La innovación, como ya se ha insinuado, no se da solo en tecnologías, productos y procesos, la innovación es también social, política y cultural, y muchas veces está fuertemente ligada al territorio por dinámicas históricas y culturales que nada tienen que ver con fenómenos globales, hegemónicos o universales. En estos casos, la innovación es de características endógenas, bien sea local, regional o nacional, y por lo tanto están asociados a procesos autonómicos –que no autárquicos- que tienen su base en las realidades y potencialidades de los territorios, con lo cual el concepto de autonomía se enriquece, diversifica y se hace más complejo en el reconocimiento de la diversidad y la heterogeneidad social, cultural y cognitiva.

Referencias bibliográficas:

Castells, Manuel; Hall, Peter. (2001). Tecnópolis del mundo. La formación de los complejos industriales del siglo XXI. Alianza Editorial. Madrid, España.

Marx, Carlos. (1885). El dieciocho Brumario de Luis Bonaparte. En: Marx, Carlos; Engels, Federico. (1976). Obras escogidas. Tomo I, Editorial Progreso. Moscú, URSS.

Romero, José Luis. (2001).
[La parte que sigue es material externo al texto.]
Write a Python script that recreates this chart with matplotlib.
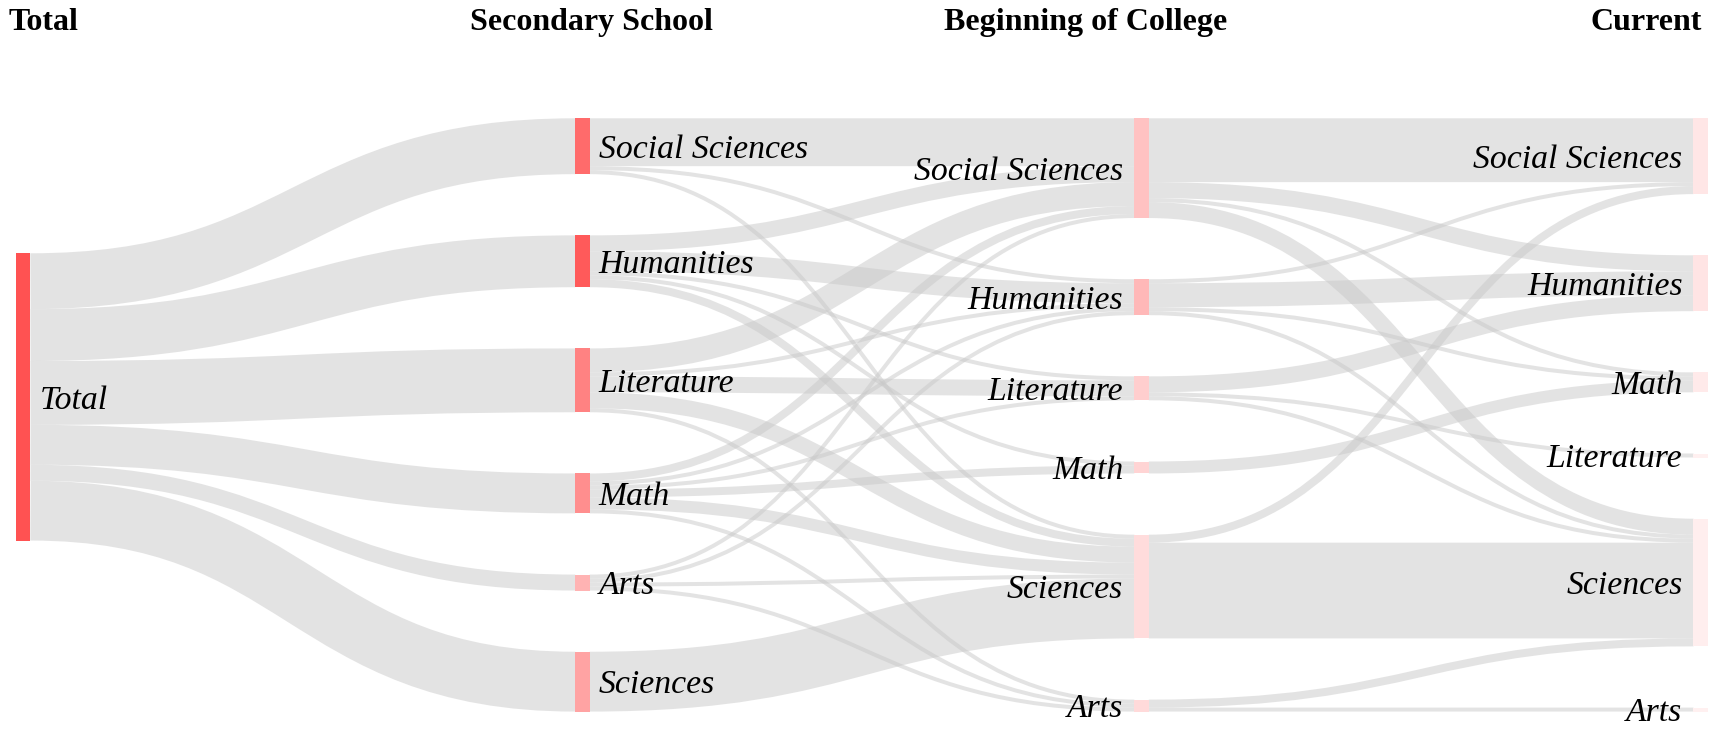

Situaciones e ideologías en América Latina. 1ª edición, Universidad de Antioquia, Medellín, Colombia.


[1] Los subrayados son del texto original.

[2] Uno de esos casos tiene que ver con la Sentencia C-149 que protege los principios constitucionales de cooperación, concurrencia y subsidiariedad, relacionados con el reconocimiento de la autonomía de las entidades descentralizadas del Estado.